A Clear Signal from Tunis

A defining moment of the mission was the business forum. There, the Tunisian Minister of Economy and Planning, Samir Abdelhafidh, openly encouraged European investments. He also underlined the commitment of Tunisian authorities to ensure a stable and predictable business environment. The CCIB delegation included companies active in IT, the defense industry, and agri-food, but the central theme that ran through every conversation was digitalization. We made the case, and our Tunisian counterparts agreed: digital transformation is no longer a vertical of its own. It has become the foundation on which every other industry now stands. It is the layer that drives operational efficiency, automation, and competitiveness across defense, agriculture, manufacturing, and services alike. The Minister’s message, combined with the openness of the local business community, sent a clear signal that Tunisia is actively looking for partners who can help translate this vision into concrete projects.

Advisors, Not Vendors

What struck me across both countries was the clarity with which our counterparts articulated what they were not looking for. They were not looking for a vendor to install a platform and walk away. Nor were they looking for proprietary systems that would lock them into a single roadmap or a single supplier for the next decade. What they wanted were advisors who understood the long arc of digital transformation and could partner with them through it and over time.

This is not a North African phenomenon. It is the same conversation we are having with enterprise leaders across Europe. They are emerging from a generation of proprietary platform decisions and arriving at the questions we have been answering for years. What is striking about the conversations in Rabat and Tunis is the speed at which those better questions are being asked. These are economies that are choosing the model from the beginning. And increasingly, they are choosing open architectures, modular systems, and partners over vendors.

Three Things This Moment Asks For

What I can say with confidence is that the maturity of the European open-source ecosystem, the depth of integration expertise across our region, and the cultural fit between European advisory traditions and the partnership models these governments are seeking create a meaningful opening.

Being useful in that opening requires three things. 

First, strategic consulting that helps an organization define not just what to build but why and in what sequence — the roadmap, the priorities, the architecture. 

Second, systems integration that connects technologies, data, and processes into something coherent and scalable rather than another collection of disconnected tools. 
Third, the capacity to develop dedicated solutions when the off-the-shelf answer does not fit the specific needs of the beneficiary.

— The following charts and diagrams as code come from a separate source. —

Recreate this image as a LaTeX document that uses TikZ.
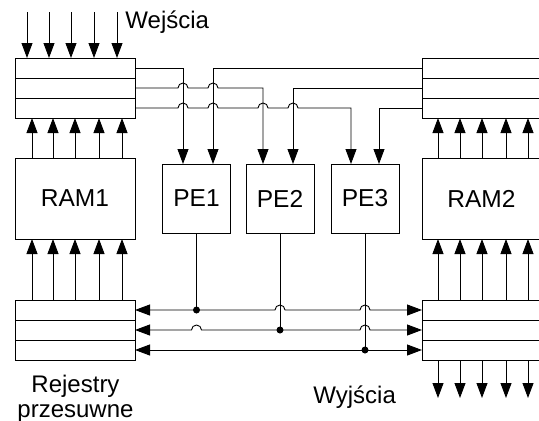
\documentclass[tikz,border=0pt]{standalone}
\usepackage{fontspec}
\setmainfont{Liberation Sans}
\usetikzlibrary{arrows.meta}
\begin{document}
\begin{tikzpicture}[x=1pt,y=-1pt,line width=0.9pt,
  reg/.style={draw,inner sep=0pt,outer sep=0pt,minimum width=120pt,minimum height=20pt},
  regr/.style={reg,minimum width=119pt},
  unitbox/.style={draw,inner sep=0pt,outer sep=0pt,font=\fontsize{24.5}{28}\selectfont},
  arr/.style={-{Triangle[length=15pt,width=11pt]}},
  dbl/.style={{Triangle[length=15pt,width=11pt]}-{Triangle[length=15pt,width=11pt]}},
  lbl/.style={font=\fontsize{24}{25}\selectfont,inner sep=0pt}]
\useasboundingbox (0,0) rectangle (539,421);
\clip (0,0) rectangle (539,421);
% registers
\node[reg] (Lt1) at (75,68) {};
\node[reg] (Lt2) at (75,88) {};
\node[reg] (Lt3) at (75,108) {};
\node[regr] (Rt1) at (481.5,68) {};
\node[regr] (Rt2) at (481.5,88) {};
\node[regr] (Rt3) at (481.5,108) {};
\node[reg] (Lb1) at (75,310) {};
\node[reg] (Lb2) at (75,330) {};
\node[reg] (Lb3) at (75,350) {};
\node[regr] (Rb1) at (481.5,310) {};
\node[regr] (Rb2) at (481.5,330) {};
\node[regr] (Rb3) at (481.5,350) {};
% memories and PEs
\node[unitbox,minimum width=120pt,minimum height=81pt] (RAM1) at (75,198.5) {RAM1};
\node[unitbox,minimum width=119pt,minimum height=81pt] (RAM2) at (481.5,198.5) {RAM2};
\node[unitbox,minimum width=68pt,minimum height=69pt] (PE1) at (196.5,198.5) {PE1};
\node[unitbox,minimum width=68pt,minimum height=69pt] (PE2) at (280,198.5) {PE2};
\node[unitbox,minimum width=68pt,minimum height=69pt] (PE3) at (365,198.5) {PE3};
% inputs
\foreach \x in {27,49,71,94,117} {
  \coordinate (in) at (\x,12);
  \draw[arr] (in) -- (in |- Lt1.north);
}
% outputs
\foreach \x in {438,460,482,506,528} {
  \coordinate (out) at (\x,398);
  \draw[arr] (out |- Rb3.south) -- (out);
}
% register <-> RAM
\foreach \o in {17,38,60,84,107} {
  \draw[arr] ([xshift=\o pt]RAM1.north west) -- ([xshift=\o pt]Lt3.south west);
  \draw[arr] ([xshift=\o pt]Lb1.north west) -- ([xshift=\o pt]RAM1.south west);
}
\foreach \o in {16,38,60,84,106} {
  \draw[arr] ([xshift=\o pt]RAM2.north west) -- ([xshift=\o pt]Rt3.south west);
  \draw[arr] ([xshift=\o pt]Rb1.north west) -- ([xshift=\o pt]RAM2.south west);
}
% top connections to PEs
\draw[arr] (Lt1.east) -| ([xshift=-13.5pt]PE1.north);
\draw[arr] (Rt1.west) -| ([xshift=16.5pt]PE1.north);
\draw[arr] (Lt2.east) -- (178,88) arc[start angle=180,end angle=0,radius=5pt]
  -- (208,88) arc[start angle=180,end angle=0,radius=5pt]
  -- (263,88) -- ([xshift=-17pt]PE2.north);
\draw[arr] (Rt2.west) -| ([xshift=13pt]PE2.north);
\draw[arr] (Lt3.east) -- (178,108) arc[start angle=180,end angle=0,radius=5pt]
  -- (208,108) arc[start angle=180,end angle=0,radius=5pt]
  -- (258,108) arc[start angle=180,end angle=0,radius=5pt]
  -- (288,108) arc[start angle=180,end angle=0,radius=5pt]
  -- (351,108) -- ([xshift=-14pt]PE3.north);
\draw[arr] (Rt3.west) -| ([xshift=14pt]PE3.north);
% bottom bus
\draw[dbl] (Lb1.east) -- (275,310) arc[start angle=180,end angle=0,radius=5pt]
  -- (360,310) arc[start angle=180,end angle=0,radius=5pt] -- (Rb1.west);
\draw[dbl] (Lb2.east) -- (191.5,330) arc[start angle=180,end angle=0,radius=5pt]
  -- (360,330) arc[start angle=180,end angle=0,radius=5pt] -- (Rb2.west);
\draw[dbl] (Lb3.east) -- (Rb3.west);
\draw (PE1.south) -- (PE1.south |- Lb1.east) coordinate (d1);
\draw (PE2.south) -- (PE2.south |- Lb2.east) coordinate (d2);
\draw (PE3.south) -- (PE3.south |- Lb3.east) coordinate (d3);
\fill (d1) circle[radius=3.5pt];
\fill (d2) circle[radius=3.5pt];
\fill (d3) circle[radius=3.5pt];
% labels
\node[lbl,anchor=base west] (win) at (125,28) {Wejścia};
\node[lbl,anchor=base west] (wout) at (313,403) {Wyjścia};
\node[lbl,align=center] (rej) at (75.5,398.5) {Rejestry\\przesuwne};
\end{tikzpicture}
\end{document}
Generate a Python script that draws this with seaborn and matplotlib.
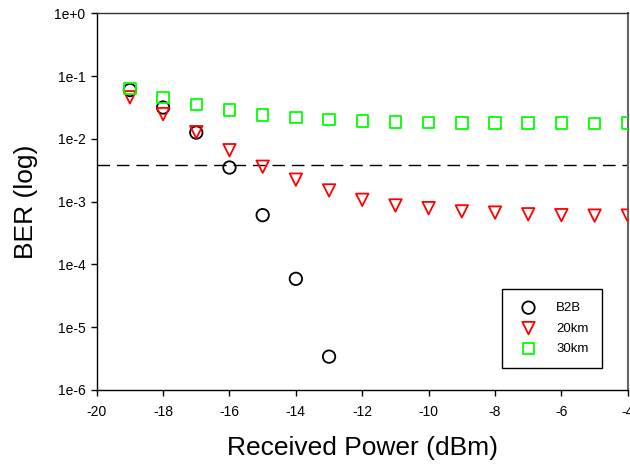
import numpy as np
import pandas as pd
import matplotlib
matplotlib.use("Agg")
import matplotlib.pyplot as plt
import seaborn as sns

# Data
power_b2b = [-19, -18, -17, -16, -15, -14, -13]
ber_b2b = [0.060, 0.0316, 0.0126, 3.5e-3, 6.1e-4, 5.9e-5, 3.4e-6]

power_20km = [-19, -18, -17, -16, -15, -14, -13, -12, -11, -10, -9, -8, -7, -6, -5, -4]
ber_20km = [0.046, 0.0248, 0.0128, 6.6e-3, 3.6e-3, 2.24e-3, 1.51e-3, 1.07e-3,
            8.7e-4, 7.9e-4, 7.0e-4, 6.7e-4, 6.3e-4, 6.1e-4, 6.0e-4, 6.0e-4]

power_30km = [-19, -18, -17, -16, -15, -14, -13, -12, -11, -10, -9, -8, -7, -6, -5, -4]
ber_30km = [0.063, 0.046, 0.035, 0.029, 0.024, 0.022, 0.0204, 0.0194,
            0.0187, 0.0183, 0.018, 0.0178, 0.0178, 0.0178, 0.0177, 0.0178]

fec_limit = 3.8e-3

x_ticks = [-20, -18, -16, -14, -12, -10, -8, -6, -4]
y_ticks = [1e-6, 1e-5, 1e-4, 1e-3, 1e-2, 1e-1, 1e0]
y_tick_labels = ["1e-6", "1e-5", "1e-4", "1e-3", "1e-2", "1e-1", "1e+0"]

sns.set_style("ticks")
plt.rcParams['font.family'] = ['Liberation Sans', 'DejaVu Sans']
plt.rcParams['text.color'] = 'black'
plt.rcParams['axes.labelcolor'] = 'black'

fig = plt.figure(figsize=(6.3, 4.65), dpi=100)
ax = fig.add_axes([0.1535, 0.1613, 0.843, 0.810])

series = [
    ("B2B", power_b2b, ber_b2b, "o", "black", 80),
    ("20km", power_20km, ber_20km, "v", "#ff0000", 80),
    ("30km", power_30km, ber_30km, "s", "#00ff00", 68),
]
for name, xs, ys, mk, col, s in series:
    df = pd.DataFrame({"x": xs, "y": ys})
    sns.scatterplot(data=df, x="x", y="y", marker=mk, s=s, facecolors="none",
                    edgecolors=col, color=col, linewidth=1.3, ax=ax, label=name,
                    zorder=3)

ax.axhline(fec_limit, color="black", linewidth=1.0, dashes=(9, 5), zorder=2)

ax.set_yscale("log")
ax.set_xlim(-20, -4)
ax.set_ylim(1e-6, 1e0)
ax.set_xticks(x_ticks)
ax.set_xticklabels([str(t) for t in x_ticks])
ax.set_yticks(y_ticks)
ax.set_yticklabels(y_tick_labels)
ax.yaxis.set_minor_locator(matplotlib.ticker.NullLocator())
ax.xaxis.set_minor_locator(matplotlib.ticker.NullLocator())
ax.tick_params(axis="both", which="major", direction="out", length=4, width=1,
               labelsize=10, colors="black")
ax.tick_params(axis="x", pad=7)
ax.tick_params(axis="y", pad=4)

ax.set_xlabel("Received Power (dBm)", fontsize=19, labelpad=12, color="black")
ax.set_ylabel("BER (log)", fontsize=19, labelpad=12, color="black")

for side in ["left", "bottom", "top"]:
    ax.spines[side].set_visible(True)
    ax.spines[side].set_color("black")
    ax.spines[side].set_linewidth(1)
ax.spines["top"].set_color("#333333")
ax.spines["right"].set_visible(True)
ax.spines["right"].set_color("#666666")
ax.spines["right"].set_linewidth(1.5)

leg = ax.legend(loc="lower right", bbox_to_anchor=(0.951, 0.058), fontsize=9.5,
                frameon=True, fancybox=False, framealpha=1, edgecolor="black",
                borderpad=1.0, handletextpad=1.1, labelspacing=0.62,
                borderaxespad=0)
leg.get_frame().set_linewidth(1)
for t in leg.get_texts():
    t.set_color("black")

fig.savefig("out.png", dpi=100)
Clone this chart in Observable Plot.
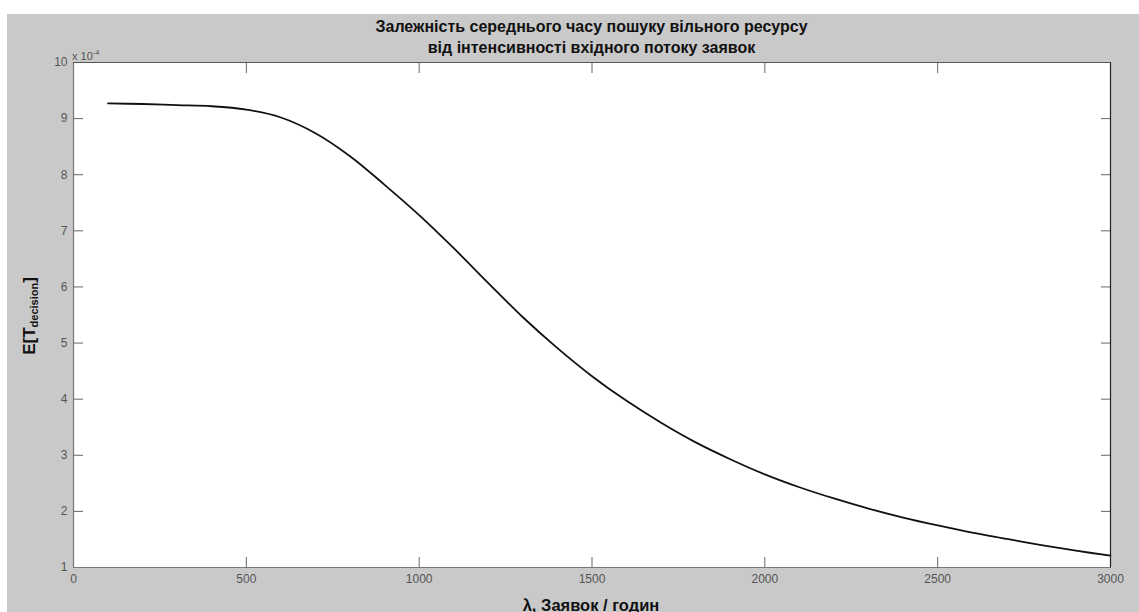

Beyond the Original Agenda

Several of the conversations during the visit opened doors into adjacent sectors, including energy, where strategic priorities and digital modernization needs intersect in ways that align closely with our experience. We also received an invitation to attend an event organized by INTERPOL this autumn in South America.

Digital Transformation Is a Partnership Decision

What I take away from the trip is a confirmation of something we have been seeing across markets for some time. Digital transformation is no longer primarily a technology decision. It is a partnership decision. The governments and enterprises that are getting it right are the ones that select their partners with the same care they used to reserve for selecting their vendors — and then expect more from them. North Africa is a clear example of that shift happening in real time, and the opportunity for firms positioned to meet it is significant.

The road, as they say, is only just beginning.